_PROBLEM DETAILS_
Everything from the first line of the data below through the line that contains "const currAvg = [2.6, 2.9, 2.7, 2.9]" should be written out exactly, please, and nothing more; the pictures stay out.

** begin **

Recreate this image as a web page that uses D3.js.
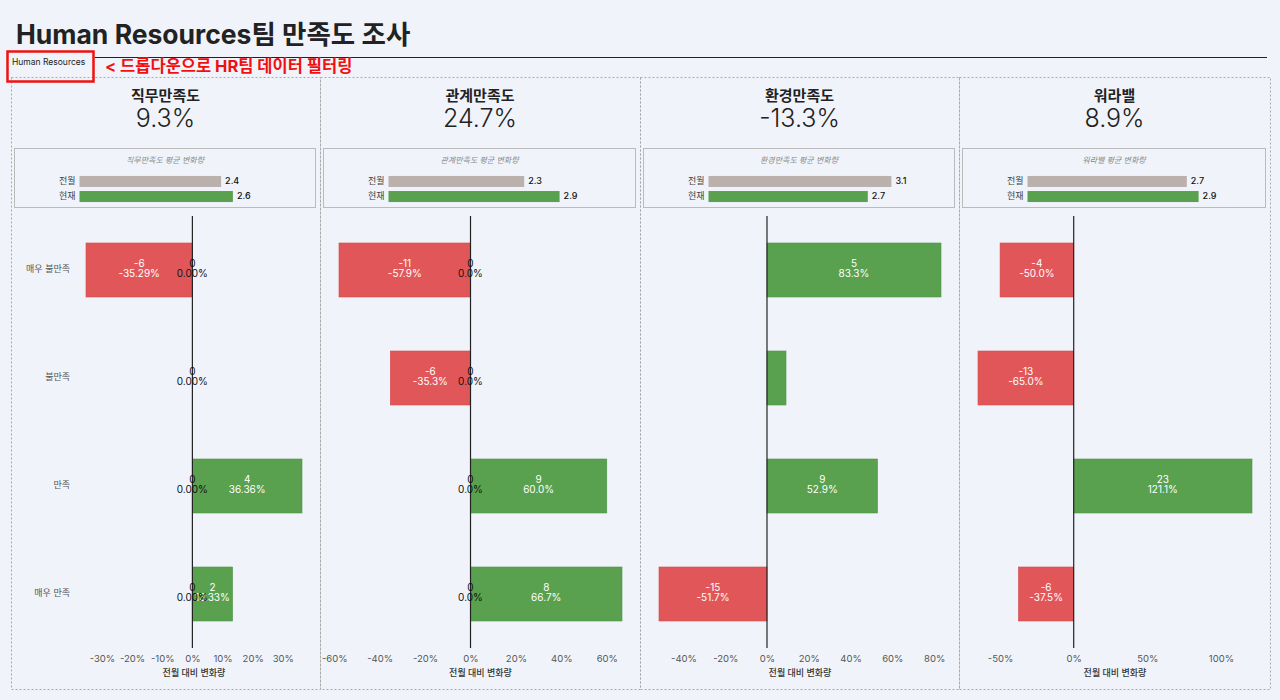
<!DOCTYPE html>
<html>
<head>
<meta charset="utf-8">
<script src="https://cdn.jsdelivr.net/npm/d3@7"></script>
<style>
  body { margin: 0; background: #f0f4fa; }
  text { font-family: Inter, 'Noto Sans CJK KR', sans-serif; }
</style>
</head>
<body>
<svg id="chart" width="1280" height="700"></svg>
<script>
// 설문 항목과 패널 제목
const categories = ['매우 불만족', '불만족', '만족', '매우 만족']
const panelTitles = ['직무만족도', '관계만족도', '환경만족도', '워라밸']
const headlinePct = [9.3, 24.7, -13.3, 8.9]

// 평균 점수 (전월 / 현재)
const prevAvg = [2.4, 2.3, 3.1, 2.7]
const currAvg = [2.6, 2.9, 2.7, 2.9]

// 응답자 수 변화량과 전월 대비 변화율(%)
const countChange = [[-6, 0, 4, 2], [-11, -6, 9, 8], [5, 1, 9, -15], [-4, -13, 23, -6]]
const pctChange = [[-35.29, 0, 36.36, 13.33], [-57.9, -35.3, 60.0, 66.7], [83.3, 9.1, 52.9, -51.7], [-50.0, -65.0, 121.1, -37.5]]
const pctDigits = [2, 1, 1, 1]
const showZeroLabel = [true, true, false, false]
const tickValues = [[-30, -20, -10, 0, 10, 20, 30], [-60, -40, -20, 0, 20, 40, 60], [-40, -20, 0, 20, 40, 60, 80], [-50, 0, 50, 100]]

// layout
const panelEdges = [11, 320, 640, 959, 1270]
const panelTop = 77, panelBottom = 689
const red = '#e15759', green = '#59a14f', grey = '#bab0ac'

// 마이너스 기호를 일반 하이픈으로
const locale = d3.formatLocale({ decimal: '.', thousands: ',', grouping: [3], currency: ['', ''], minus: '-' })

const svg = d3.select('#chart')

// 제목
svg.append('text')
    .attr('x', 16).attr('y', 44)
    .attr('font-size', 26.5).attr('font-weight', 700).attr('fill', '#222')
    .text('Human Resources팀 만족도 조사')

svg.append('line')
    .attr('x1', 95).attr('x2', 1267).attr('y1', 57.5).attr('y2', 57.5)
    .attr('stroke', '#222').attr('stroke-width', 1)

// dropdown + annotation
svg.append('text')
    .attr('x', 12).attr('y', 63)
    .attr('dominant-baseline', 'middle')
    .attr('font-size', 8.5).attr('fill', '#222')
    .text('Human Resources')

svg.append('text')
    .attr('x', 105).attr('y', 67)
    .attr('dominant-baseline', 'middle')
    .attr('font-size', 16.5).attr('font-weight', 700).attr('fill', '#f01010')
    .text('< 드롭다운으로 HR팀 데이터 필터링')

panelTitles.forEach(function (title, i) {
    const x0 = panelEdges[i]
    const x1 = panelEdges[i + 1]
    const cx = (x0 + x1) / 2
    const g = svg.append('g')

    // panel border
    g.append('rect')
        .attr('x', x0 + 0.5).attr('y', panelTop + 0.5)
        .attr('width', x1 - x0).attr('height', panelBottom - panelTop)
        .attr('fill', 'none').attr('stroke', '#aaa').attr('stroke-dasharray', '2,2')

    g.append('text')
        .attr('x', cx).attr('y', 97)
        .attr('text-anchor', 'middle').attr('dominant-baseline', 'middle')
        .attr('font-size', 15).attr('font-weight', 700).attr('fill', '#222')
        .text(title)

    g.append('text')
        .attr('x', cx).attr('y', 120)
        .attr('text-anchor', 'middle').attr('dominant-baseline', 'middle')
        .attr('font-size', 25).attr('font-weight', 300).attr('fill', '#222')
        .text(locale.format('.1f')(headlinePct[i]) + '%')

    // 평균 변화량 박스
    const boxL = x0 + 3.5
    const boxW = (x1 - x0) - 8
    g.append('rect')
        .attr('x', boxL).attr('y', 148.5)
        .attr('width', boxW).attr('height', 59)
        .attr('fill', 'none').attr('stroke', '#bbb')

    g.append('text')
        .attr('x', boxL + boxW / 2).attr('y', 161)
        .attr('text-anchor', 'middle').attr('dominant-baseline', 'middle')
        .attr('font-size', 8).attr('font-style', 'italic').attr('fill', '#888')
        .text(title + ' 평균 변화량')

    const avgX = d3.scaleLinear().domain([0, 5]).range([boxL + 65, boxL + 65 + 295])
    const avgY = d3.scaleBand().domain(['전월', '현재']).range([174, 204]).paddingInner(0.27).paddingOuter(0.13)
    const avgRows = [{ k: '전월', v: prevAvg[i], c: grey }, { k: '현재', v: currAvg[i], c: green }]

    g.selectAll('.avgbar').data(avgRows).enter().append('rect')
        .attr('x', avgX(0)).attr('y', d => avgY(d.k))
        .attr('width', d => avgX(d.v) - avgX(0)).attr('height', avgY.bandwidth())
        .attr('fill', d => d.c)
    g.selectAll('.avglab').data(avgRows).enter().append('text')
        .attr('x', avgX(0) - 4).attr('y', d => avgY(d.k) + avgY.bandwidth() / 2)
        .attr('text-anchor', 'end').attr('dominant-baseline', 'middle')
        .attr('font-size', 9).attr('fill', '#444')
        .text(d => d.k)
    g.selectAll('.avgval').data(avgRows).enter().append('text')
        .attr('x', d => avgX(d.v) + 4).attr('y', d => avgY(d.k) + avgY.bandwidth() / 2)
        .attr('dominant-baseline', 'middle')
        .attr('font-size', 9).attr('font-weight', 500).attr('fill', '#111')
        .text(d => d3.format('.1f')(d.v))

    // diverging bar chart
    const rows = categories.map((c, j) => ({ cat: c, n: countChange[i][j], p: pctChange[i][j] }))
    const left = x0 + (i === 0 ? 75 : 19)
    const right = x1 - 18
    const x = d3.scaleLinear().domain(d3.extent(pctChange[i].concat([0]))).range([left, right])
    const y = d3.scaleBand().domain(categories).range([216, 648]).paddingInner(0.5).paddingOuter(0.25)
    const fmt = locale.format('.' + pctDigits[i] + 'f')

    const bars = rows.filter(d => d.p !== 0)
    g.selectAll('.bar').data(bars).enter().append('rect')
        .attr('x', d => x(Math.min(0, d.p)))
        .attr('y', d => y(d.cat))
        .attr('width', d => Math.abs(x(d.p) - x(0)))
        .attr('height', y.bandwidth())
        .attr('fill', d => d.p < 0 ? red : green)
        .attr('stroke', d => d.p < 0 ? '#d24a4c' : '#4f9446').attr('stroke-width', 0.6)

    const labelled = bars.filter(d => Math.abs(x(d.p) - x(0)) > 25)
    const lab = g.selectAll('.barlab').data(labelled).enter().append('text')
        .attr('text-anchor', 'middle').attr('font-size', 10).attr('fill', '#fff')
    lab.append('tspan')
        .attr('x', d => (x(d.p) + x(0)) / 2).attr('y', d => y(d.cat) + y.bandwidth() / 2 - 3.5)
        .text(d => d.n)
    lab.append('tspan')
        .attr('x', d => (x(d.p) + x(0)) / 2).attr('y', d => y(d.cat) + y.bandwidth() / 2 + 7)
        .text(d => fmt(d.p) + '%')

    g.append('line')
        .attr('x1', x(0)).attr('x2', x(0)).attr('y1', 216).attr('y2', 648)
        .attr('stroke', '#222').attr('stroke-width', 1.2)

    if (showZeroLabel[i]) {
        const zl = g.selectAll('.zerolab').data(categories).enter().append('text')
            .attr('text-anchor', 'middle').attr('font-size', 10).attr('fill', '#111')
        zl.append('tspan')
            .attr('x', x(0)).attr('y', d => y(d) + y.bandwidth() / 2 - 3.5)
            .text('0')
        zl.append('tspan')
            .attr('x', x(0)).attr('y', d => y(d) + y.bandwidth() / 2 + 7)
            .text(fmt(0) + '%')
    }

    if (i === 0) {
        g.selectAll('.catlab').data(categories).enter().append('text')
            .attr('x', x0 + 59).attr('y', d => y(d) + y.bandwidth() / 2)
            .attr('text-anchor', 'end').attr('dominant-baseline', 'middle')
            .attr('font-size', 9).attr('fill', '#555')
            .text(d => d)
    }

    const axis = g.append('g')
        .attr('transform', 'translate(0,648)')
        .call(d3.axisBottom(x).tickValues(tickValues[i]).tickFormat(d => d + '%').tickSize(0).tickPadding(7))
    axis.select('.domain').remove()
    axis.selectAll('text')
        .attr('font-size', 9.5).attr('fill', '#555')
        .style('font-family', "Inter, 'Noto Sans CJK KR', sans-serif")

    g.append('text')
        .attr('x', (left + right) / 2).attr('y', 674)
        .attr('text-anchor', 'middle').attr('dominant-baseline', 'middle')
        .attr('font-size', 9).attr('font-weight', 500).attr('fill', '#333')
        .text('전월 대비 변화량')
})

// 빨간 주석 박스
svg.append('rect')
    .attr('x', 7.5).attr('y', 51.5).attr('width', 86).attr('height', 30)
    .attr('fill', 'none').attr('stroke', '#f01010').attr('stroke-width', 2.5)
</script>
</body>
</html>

** end **

_SOLUTION FOR THIS PROBLEM_
Recreate this image as a web page that uses D3.js.
<!DOCTYPE html>
<html>
<head>
<meta charset="utf-8">
<script src="https://cdn.jsdelivr.net/npm/d3@7"></script>
<style>
  body { margin: 0; background: #f0f4fa; }
  text { font-family: Inter, 'Noto Sans CJK KR', sans-serif; }
</style>
</head>
<body>
<svg id="chart" width="1280" height="700"></svg>
<script>
// 설문 항목과 패널 제목
const categories = ['매우 불만족', '불만족', '만족', '매우 만족']
const panelTitles = ['직무만족도', '관계만족도', '환경만족도', '워라밸']
const headlinePct = [9.3, 24.7, -13.3, 8.9]

// 평균 점수 (전월 / 현재)
const prevAvg = [2.4, 2.3, 3.1, 2.7]
const currAvg = [2.6, 2.9, 2.7, 2.9]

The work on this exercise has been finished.